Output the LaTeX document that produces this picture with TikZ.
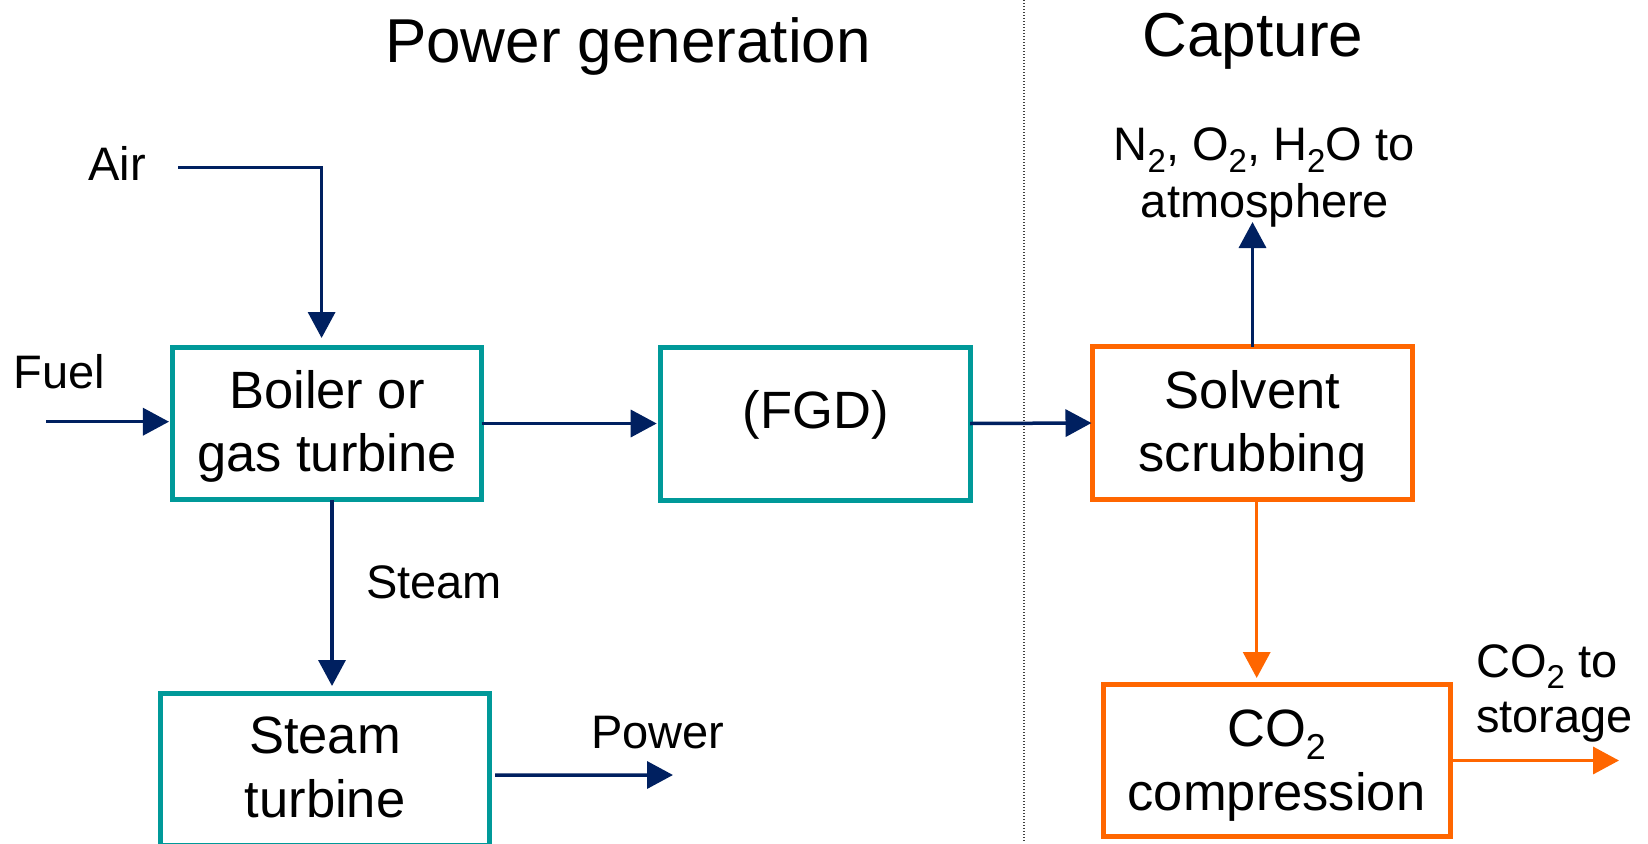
\documentclass[tikz,border=0pt]{standalone}
\usepackage{fontspec}
\setmainfont{Liberation Sans}
\usetikzlibrary{arrows.meta}
\definecolor{boxteal}{RGB}{0,153,153}
\definecolor{flownavy}{RGB}{0,32,96}
\definecolor{caporange}{RGB}{255,102,0}
% lowered, smaller digit for chemical formulae (size given as argument)
\newcommand\subtxt[2][33bp]{\raisebox{-0.25em}{\fontsize{#1}{#1}\selectfont #2}}
\tikzset{
  procbox/.style={draw=boxteal, line width=5bp, inner sep=0pt, outer sep=0pt},
  capbox/.style={draw=caporange, line width=5bp, inner sep=0pt, outer sep=0pt},
  boxtext/.style={font=\fontsize{52.5bp}{63bp}\selectfont, inner sep=0pt, anchor=base},
  lbl/.style={font=\fontsize{47bp}{56bp}\selectfont, inner sep=0pt, anchor=base},
  headtxt/.style={font=\fontsize{62bp}{74bp}\selectfont, inner sep=0pt, anchor=base},
  flow/.style={draw=flownavy, line width=3.5bp, -{Triangle[length=26bp,width=27bp]}},
  co2flow/.style={draw=caporange, line width=3.5bp, -{Triangle[length=26bp,width=27bp]}},
  divider/.style={draw=black!75, line width=1.4bp, dash pattern=on 1.4bp off 1.6bp}
}
\begin{document}
\begin{tikzpicture}[x=1bp,y=-1bp]
  \fill[white] (0,0) rectangle (1648,843);
  \useasboundingbox (0,0) rectangle (1648,843);

  % section headings and divider
  \node[headtxt] (hpow) at (628,62) {Power generation};
  \node[headtxt] (hcap) at (1253,56) {Capture};
  \coordinate (divtop) at (1024,0);
  \coordinate (divbot) at (1024,843);
  \draw[divider] (divtop) -- (divbot);

  % process units
  \node[procbox, minimum width=309.4bp, minimum height=152.4bp] (boiler) at (327,423.5) {};
  \node[procbox, minimum width=310bp, minimum height=153bp] (fgd) at (815,423.5) {};
  \node[procbox, minimum width=329bp, minimum height=152bp] (stturb) at (325,769) {};
  \node[capbox, minimum width=320bp, minimum height=153bp] (solvent) at (1252.5,423) {};
  \node[capbox, minimum width=347.5bp, minimum height=152bp] (comp) at (1276.75,760.5) {};

  % unit texts
  \node[boxtext] (boiler1) at (327,408) {Boiler or};
  \node[boxtext] (boiler2) at (327,471.7) {gas turbine};
  \node[boxtext] (fgdtxt) at (815.8,428) {(FGD)};
  \node[boxtext] (st1) at (325,753) {Steam};
  \node[boxtext] (st2) at (325,817) {turbine};
  \node[boxtext] (sol1) at (1252.5,408.3) {Solvent};
  \node[boxtext] (sol2) at (1252.5,471) {scrubbing};
  \node[boxtext] (comp1) at (1276.5,746) {CO\subtxt[36bp]{2}};
  \node[boxtext] (comp2) at (1276.5,810) {compression};

  % stream labels
  \node[lbl] (airtxt) at (117,180.7) {Air};
  \node[lbl] (fueltxt) at (59.5,388) {Fuel};
  \node[lbl] (steamtxt) at (434,598) {Steam};
  \node[lbl] (powtxt) at (658,748) {Power};
  \node[lbl] (vent1) at (1264,160.7) {N\subtxt{2}, O\subtxt{2}, H\subtxt{2}O to};
  \node[lbl] (vent2) at (1265,217) {atmosphere};
  \node[lbl, anchor=base west] (store1) at (1476,677) {CO\subtxt{2} to};
  \node[lbl, anchor=base west] (store2) at (1476,732) {storage};

  % free ends of streams
  \coordinate (airin) at (178,167.7);
  \coordinate (fuelin) at (46,421.7);
  \coordinate (ventout) at (1252.5,222);
  \coordinate (powout) at (673,775);
  \coordinate (storeout) at (1619,760.5);

  % power generation streams
  \draw[flow, shorten >=9.3bp] (airin) -| ([xshift=-5.4bp]boiler.north);
  \draw[flow, shorten >=3.3bp] (fuelin) -- (fuelin -| boiler.west);
  \draw[flow, shorten >=3.3bp] (boiler.east) -- (fgd.west);
  \draw[flow, shorten >=7bp] ([xshift=5bp]boiler.south) -- ([xshift=5bp]boiler.south |- stturb.north);
  \draw[flow, shorten <=5.5bp] ([yshift=-6bp]stturb.east) -- (powout);

  % capture streams
  \draw[flow, shorten >=1bp] (fgd.east) -- (solvent.west);
  \draw[flow] (solvent.north) -- (ventout);
  \draw[co2flow, shorten >=6.5bp] ([xshift=4.2bp]solvent.south) -- ([xshift=4.2bp]solvent.south |- comp.north);
  \draw[co2flow] (comp.east) -- (storeout);
\end{tikzpicture}
\end{document}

┄┄┄┄┄┄┄┄┄┄┄┄┄┄┄┄┄┄┄┄

WHAT THE EXERCISE ASKS
Give the data again exactly as written, with all pictures left out.

WORKED ANSWER
Output the LaTeX document that produces this picture with TikZ.
\documentclass[tikz,border=0pt]{standalone}
\usepackage{fontspec}
\setmainfont{Liberation Sans}
\usetikzlibrary{arrows.meta}
\definecolor{boxteal}{RGB}{0,153,153}
\definecolor{flownavy}{RGB}{0,32,96}
\definecolor{caporange}{RGB}{255,102,0}
% lowered, smaller digit for chemical formulae (size given as argument)
\newcommand\subtxt[2][33bp]{\raisebox{-0.25em}{\fontsize{#1}{#1}\selectfont #2}}
\tikzset{
  procbox/.style={draw=boxteal, line width=5bp, inner sep=0pt, outer sep=0pt},
  capbox/.style={draw=caporange, line width=5bp, inner sep=0pt, outer sep=0pt},
  boxtext/.style={font=\fontsize{52.5bp}{63bp}\selectfont, inner sep=0pt, anchor=base},
  lbl/.style={font=\fontsize{47bp}{56bp}\selectfont, inner sep=0pt, anchor=base},
  headtxt/.style={font=\fontsize{62bp}{74bp}\selectfont, inner sep=0pt, anchor=base},
  flow/.style={draw=flownavy, line width=3.5bp, -{Triangle[length=26bp,width=27bp]}},
  co2flow/.style={draw=caporange, line width=3.5bp, -{Triangle[length=26bp,width=27bp]}},
  divider/.style={draw=black!75, line width=1.4bp, dash pattern=on 1.4bp off 1.6bp}
}
\begin{document}
\begin{tikzpicture}[x=1bp,y=-1bp]
  \fill[white] (0,0) rectangle (1648,843);
  \useasboundingbox (0,0) rectangle (1648,843);

  % section headings and divider
  \node[headtxt] (hpow) at (628,62) {Power generation};
  \node[headtxt] (hcap) at (1253,56) {Capture};
  \coordinate (divtop) at (1024,0);
  \coordinate (divbot) at (1024,843);
  \draw[divider] (divtop) -- (divbot);

  % process units
  \node[procbox, minimum width=309.4bp, minimum height=152.4bp] (boiler) at (327,423.5) {};
  \node[procbox, minimum width=310bp, minimum height=153bp] (fgd) at (815,423.5) {};
  \node[procbox, minimum width=329bp, minimum height=152bp] (stturb) at (325,769) {};
  \node[capbox, minimum width=320bp, minimum height=153bp] (solvent) at (1252.5,423) {};
  \node[capbox, minimum width=347.5bp, minimum height=152bp] (comp) at (1276.75,760.5) {};

  % unit texts
  \node[boxtext] (boiler1) at (327,408) {Boiler or};
  \node[boxtext] (boiler2) at (327,471.7) {gas turbine};
  \node[boxtext] (fgdtxt) at (815.8,428) {(FGD)};
  \node[boxtext] (st1) at (325,753) {Steam};
  \node[boxtext] (st2) at (325,817) {turbine};
  \node[boxtext] (sol1) at (1252.5,408.3) {Solvent};
  \node[boxtext] (sol2) at (1252.5,471) {scrubbing};
  \node[boxtext] (comp1) at (1276.5,746) {CO\subtxt[36bp]{2}};
  \node[boxtext] (comp2) at (1276.5,810) {compression};

  % stream labels
  \node[lbl] (airtxt) at (117,180.7) {Air};
  \node[lbl] (fueltxt) at (59.5,388) {Fuel};
  \node[lbl] (steamtxt) at (434,598) {Steam};
  \node[lbl] (powtxt) at (658,748) {Power};
  \node[lbl] (vent1) at (1264,160.7) {N\subtxt{2}, O\subtxt{2}, H\subtxt{2}O to};
  \node[lbl] (vent2) at (1265,217) {atmosphere};
  \node[lbl, anchor=base west] (store1) at (1476,677) {CO\subtxt{2} to};
  \node[lbl, anchor=base west] (store2) at (1476,732) {storage};

  % free ends of streams
  \coordinate (airin) at (178,167.7);
  \coordinate (fuelin) at (46,421.7);
  \coordinate (ventout) at (1252.5,222);
  \coordinate (powout) at (673,775);
  \coordinate (storeout) at (1619,760.5);

  % power generation streams
  \draw[flow, shorten >=9.3bp] (airin) -| ([xshift=-5.4bp]boiler.north);
  \draw[flow, shorten >=3.3bp] (fuelin) -- (fuelin -| boiler.west);
  \draw[flow, shorten >=3.3bp] (boiler.east) -- (fgd.west);
  \draw[flow, shorten >=7bp] ([xshift=5bp]boiler.south) -- ([xshift=5bp]boiler.south |- stturb.north);
  \draw[flow, shorten <=5.5bp] ([yshift=-6bp]stturb.east) -- (powout);

  % capture streams
  \draw[flow, shorten >=1bp] (fgd.east) -- (solvent.west);
  \draw[flow] (solvent.north) -- (ventout);
  \draw[co2flow, shorten >=6.5bp] ([xshift=4.2bp]solvent.south) -- ([xshift=4.2bp]solvent.south |- comp.north);
  \draw[co2flow] (comp.east) -- (storeout);
\end{tikzpicture}
\end{document}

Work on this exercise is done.